╭─ DATASET RECORDS

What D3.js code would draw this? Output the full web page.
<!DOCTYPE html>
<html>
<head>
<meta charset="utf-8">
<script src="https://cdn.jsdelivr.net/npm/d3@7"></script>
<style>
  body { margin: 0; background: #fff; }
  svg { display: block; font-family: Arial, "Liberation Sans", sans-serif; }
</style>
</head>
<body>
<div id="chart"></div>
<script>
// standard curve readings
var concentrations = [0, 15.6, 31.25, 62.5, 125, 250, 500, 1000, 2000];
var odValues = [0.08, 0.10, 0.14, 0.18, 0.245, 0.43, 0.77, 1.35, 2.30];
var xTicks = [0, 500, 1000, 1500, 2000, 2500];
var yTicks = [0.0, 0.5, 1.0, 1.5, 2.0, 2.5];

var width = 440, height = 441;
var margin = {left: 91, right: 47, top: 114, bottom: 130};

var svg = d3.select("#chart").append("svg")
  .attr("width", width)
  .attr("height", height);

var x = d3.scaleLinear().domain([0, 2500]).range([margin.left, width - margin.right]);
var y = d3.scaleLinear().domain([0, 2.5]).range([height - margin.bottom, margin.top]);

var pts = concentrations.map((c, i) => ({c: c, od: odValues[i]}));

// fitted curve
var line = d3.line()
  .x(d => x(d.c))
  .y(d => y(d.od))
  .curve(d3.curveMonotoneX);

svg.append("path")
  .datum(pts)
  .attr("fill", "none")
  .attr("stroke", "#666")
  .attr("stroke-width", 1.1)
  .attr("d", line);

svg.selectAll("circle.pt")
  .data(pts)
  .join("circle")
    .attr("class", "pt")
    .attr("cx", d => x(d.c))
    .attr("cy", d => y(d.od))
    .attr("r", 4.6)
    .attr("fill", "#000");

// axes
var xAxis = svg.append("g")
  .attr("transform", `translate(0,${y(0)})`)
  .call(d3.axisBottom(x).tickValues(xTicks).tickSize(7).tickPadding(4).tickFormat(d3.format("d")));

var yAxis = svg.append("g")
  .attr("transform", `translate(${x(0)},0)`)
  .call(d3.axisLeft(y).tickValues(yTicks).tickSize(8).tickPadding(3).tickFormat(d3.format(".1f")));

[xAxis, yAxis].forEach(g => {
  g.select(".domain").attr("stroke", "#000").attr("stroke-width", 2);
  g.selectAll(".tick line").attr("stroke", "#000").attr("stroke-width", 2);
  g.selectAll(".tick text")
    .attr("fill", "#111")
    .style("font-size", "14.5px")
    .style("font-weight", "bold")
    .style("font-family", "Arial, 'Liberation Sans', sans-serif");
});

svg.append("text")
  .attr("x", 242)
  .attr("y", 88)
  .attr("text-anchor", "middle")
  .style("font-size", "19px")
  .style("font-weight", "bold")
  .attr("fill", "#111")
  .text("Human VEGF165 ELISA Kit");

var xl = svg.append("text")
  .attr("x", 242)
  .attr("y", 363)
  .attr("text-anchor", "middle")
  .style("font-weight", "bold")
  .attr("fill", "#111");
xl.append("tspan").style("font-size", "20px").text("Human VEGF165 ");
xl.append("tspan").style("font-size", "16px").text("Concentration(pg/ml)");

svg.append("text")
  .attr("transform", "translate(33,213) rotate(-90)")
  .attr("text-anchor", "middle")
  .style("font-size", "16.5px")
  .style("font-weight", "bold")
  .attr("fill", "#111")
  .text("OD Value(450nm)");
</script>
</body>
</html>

╰─
╭─ DATASET RECORDS

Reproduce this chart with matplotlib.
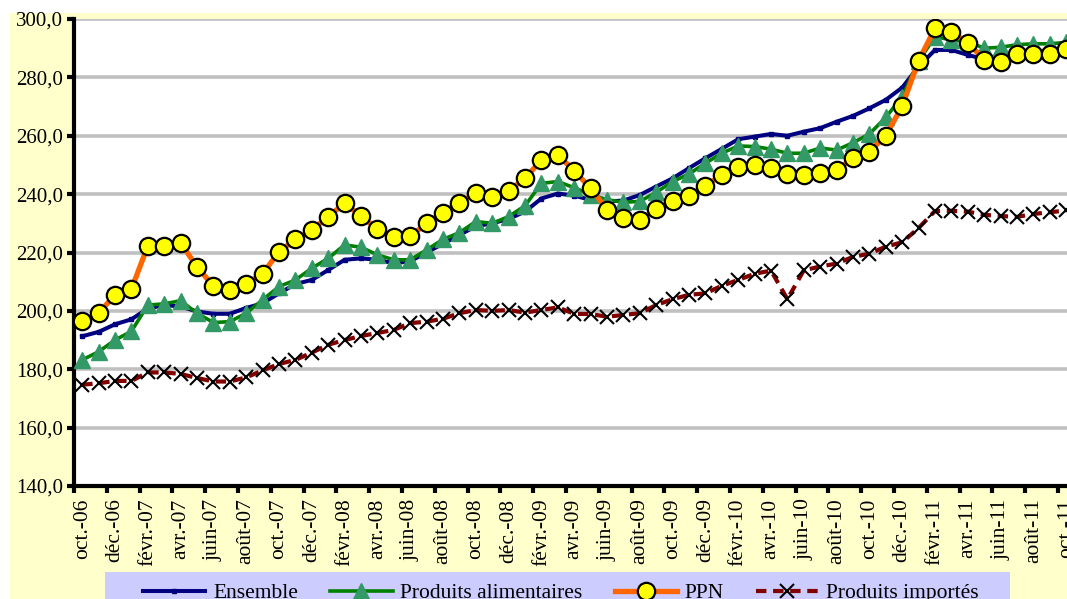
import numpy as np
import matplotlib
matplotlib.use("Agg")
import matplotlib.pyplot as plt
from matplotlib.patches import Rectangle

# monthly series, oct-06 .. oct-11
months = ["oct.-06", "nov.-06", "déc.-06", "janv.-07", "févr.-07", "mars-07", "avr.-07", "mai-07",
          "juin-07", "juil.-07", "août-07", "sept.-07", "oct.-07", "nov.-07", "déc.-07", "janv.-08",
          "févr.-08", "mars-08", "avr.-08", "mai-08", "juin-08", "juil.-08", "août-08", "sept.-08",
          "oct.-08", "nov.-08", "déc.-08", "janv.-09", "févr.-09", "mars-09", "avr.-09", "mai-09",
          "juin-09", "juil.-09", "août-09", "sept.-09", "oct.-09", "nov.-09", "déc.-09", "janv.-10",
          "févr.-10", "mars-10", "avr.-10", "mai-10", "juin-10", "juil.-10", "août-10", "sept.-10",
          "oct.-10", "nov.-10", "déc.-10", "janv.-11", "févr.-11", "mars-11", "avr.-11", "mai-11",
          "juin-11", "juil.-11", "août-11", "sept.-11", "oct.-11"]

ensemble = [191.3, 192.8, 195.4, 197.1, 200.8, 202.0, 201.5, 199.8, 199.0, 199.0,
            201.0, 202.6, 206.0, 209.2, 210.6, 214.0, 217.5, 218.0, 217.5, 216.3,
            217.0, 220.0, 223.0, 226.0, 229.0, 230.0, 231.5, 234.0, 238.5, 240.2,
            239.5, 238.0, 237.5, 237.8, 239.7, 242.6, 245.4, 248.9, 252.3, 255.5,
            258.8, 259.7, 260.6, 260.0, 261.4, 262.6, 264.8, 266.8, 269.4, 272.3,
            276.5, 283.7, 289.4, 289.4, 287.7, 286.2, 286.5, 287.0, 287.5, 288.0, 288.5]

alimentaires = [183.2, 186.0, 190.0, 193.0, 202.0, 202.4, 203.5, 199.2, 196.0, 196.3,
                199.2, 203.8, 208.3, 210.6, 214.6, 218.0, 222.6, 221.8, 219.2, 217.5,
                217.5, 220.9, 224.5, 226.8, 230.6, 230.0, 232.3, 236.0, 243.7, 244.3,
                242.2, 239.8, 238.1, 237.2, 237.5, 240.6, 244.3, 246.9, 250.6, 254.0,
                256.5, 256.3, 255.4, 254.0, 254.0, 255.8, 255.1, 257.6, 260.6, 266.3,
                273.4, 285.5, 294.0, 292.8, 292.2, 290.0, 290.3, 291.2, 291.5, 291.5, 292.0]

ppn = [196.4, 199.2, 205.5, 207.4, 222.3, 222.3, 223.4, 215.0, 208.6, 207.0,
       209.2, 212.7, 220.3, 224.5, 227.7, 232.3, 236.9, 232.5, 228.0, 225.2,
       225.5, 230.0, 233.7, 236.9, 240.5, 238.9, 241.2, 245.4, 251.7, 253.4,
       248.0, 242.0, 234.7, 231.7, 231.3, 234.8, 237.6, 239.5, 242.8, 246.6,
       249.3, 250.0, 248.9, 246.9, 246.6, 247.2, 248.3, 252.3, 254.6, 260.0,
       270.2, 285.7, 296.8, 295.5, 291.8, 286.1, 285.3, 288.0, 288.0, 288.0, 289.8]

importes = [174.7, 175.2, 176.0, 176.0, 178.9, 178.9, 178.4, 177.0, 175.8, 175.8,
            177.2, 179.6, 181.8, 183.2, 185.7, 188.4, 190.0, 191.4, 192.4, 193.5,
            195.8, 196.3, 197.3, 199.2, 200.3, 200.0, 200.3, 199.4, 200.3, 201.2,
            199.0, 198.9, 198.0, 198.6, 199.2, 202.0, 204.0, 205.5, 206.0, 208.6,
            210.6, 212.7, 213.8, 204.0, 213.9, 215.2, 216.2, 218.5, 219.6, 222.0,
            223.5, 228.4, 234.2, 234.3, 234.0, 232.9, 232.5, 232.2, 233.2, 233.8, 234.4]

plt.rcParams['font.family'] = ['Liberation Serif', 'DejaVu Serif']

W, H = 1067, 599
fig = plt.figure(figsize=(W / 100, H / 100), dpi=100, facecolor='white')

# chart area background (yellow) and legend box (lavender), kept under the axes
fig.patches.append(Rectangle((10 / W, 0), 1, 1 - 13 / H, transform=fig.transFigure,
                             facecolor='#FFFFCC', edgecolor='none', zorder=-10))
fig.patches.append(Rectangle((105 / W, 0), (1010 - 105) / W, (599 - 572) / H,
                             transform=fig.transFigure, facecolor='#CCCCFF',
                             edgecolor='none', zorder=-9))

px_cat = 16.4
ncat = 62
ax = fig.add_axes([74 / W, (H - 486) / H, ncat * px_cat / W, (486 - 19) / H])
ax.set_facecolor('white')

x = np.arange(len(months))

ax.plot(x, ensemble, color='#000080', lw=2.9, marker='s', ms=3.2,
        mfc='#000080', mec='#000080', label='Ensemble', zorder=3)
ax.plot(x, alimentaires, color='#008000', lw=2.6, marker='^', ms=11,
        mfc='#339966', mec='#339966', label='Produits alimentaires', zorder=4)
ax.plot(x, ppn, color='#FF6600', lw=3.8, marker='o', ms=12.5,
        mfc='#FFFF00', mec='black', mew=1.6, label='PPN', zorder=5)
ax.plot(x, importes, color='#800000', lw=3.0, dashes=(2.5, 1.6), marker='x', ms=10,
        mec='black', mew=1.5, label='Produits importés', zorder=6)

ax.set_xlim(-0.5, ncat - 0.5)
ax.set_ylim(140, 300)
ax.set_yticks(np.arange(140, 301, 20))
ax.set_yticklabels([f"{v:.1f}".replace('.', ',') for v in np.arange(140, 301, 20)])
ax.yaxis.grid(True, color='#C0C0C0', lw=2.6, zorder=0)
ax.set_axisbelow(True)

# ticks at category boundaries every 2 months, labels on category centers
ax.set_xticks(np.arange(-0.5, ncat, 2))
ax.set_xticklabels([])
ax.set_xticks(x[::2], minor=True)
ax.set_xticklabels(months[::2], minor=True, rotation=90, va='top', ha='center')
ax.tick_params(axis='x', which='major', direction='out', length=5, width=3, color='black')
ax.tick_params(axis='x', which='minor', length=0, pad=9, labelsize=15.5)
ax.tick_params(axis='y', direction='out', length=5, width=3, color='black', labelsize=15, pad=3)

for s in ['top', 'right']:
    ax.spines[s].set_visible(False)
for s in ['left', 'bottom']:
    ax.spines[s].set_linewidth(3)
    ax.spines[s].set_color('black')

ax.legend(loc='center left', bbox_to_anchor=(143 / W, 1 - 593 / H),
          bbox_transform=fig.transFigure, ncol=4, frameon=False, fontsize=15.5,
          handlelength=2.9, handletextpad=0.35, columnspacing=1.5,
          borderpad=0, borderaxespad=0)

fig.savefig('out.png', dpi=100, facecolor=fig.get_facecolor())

╰─

Using the entries above, repeat exactly the lines from the one with "Reproduce this chart with matplotlib." to the one with "from matplotlib.patches import Rectangle", both included, and leave the pictures behind.

* _SOLUTION TO THIS EXERCISE_
Reproduce this chart with matplotlib.
import numpy as np
import matplotlib
matplotlib.use("Agg")
import matplotlib.pyplot as plt
from matplotlib.patches import Rectangle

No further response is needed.